The agency also told STAT that President Trump’s hiring freeze prevented it from searching for a new director immediately after Karavetsos left. A recent letter from the FDA reveals that the position was finally advertised in May 2018 — over a year after Karavetsos left.

Nonetheless, OCI made 283 arrests in 2017 under Hermsen’s leadership. And it appears even in Karavetsos’ absence, his infamous knock-and-talk strategy still seems to be going strong.

FDA convicted a doctor last month for purchasing illegal Botox.

The sting on the Turkish businessmen at the Hilton in San Juan took place in 2014. But those businessmen were just one cog in a transnational crime ring that spanned three continents — and whose reverberations are still being felt today.

The sellers at that meeting, Sabahaddin Akman and Ozkan Semizoglu, had been peddling counterfeit drugs from Turkey, and had already been shipping drugs into the United States. Patients had already injected the medicines — some of which weren’t drugs at all, just water and mold.

Listening in from the adjoining hotel room, Morrison, the agent in charge, reached the agent with the suspects and told him they were ready to make the arrests.
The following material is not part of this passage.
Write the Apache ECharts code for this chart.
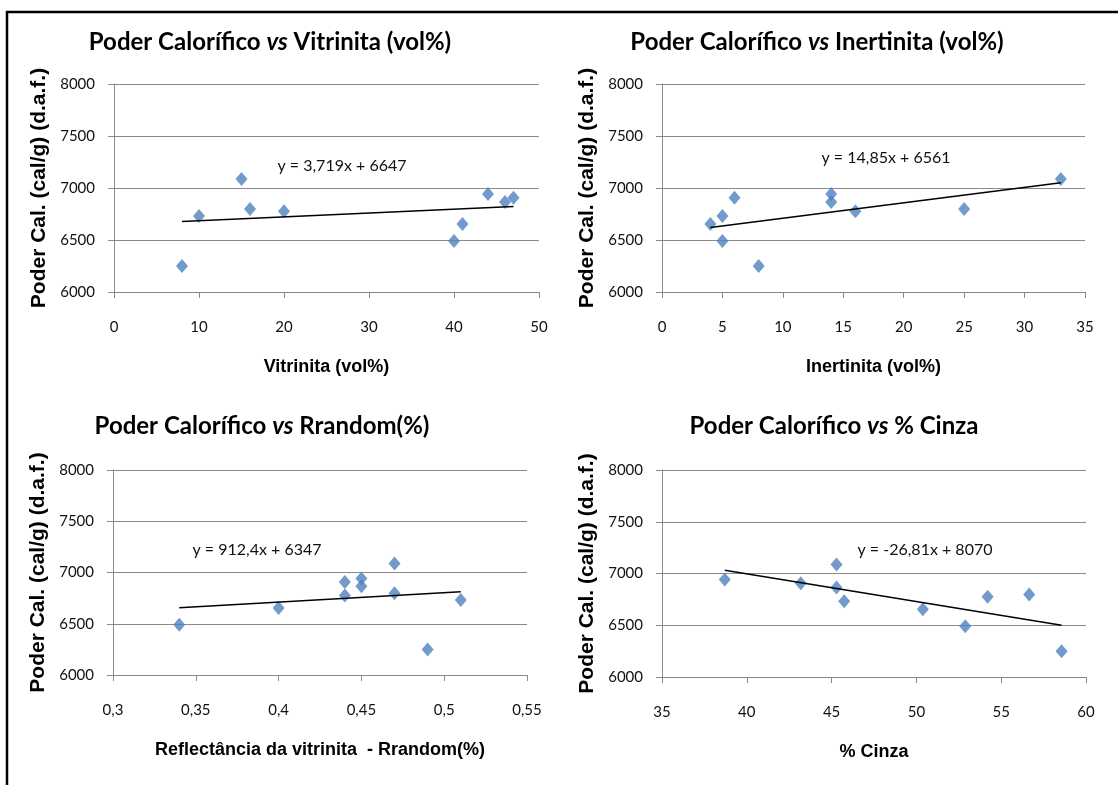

But the agent in the room wanted to get the “gravy on the top.’’ He wanted proof the Turkish men were trying to elude the FDA.

So the agent, still posing as a venture capitalist, told Semizoglu and Akman that the FDA was on the way to his warehouse in Texas and that he had left all of their incriminating documents laying around. The suspects panicked and said they wanted to be on the first plane back to Turkey. The “financier’’ obliged, putting them in a car to the San Juan airport, which was quickly surrounded by the FDA and local police outside the hotel.

Semizoglu and Akman were sentenced in 2014 and 2015, respectively, to more than two years in prison.

But the original sting was only part of a broader investigation of counterfeit drug smuggling. In addition to the two Turkish men, a dozen others have been indicted. The most recent, a Canadian, Kristjan Thorkelson, was ordered in April to pay $250,000 in fines and return $29 million in profits from his illegal drug importation business.

His company, Canada Drugs, was selling drugs to doctors across America. The Turkish offenders were some of their suppliers. And, it turns out, pricey cancer medicines weren’t the only drugs coming through that black market pipeline.

Also among the drugs being trafficked: Botox.

Maybe all those knock-and-talks weren’t for naught.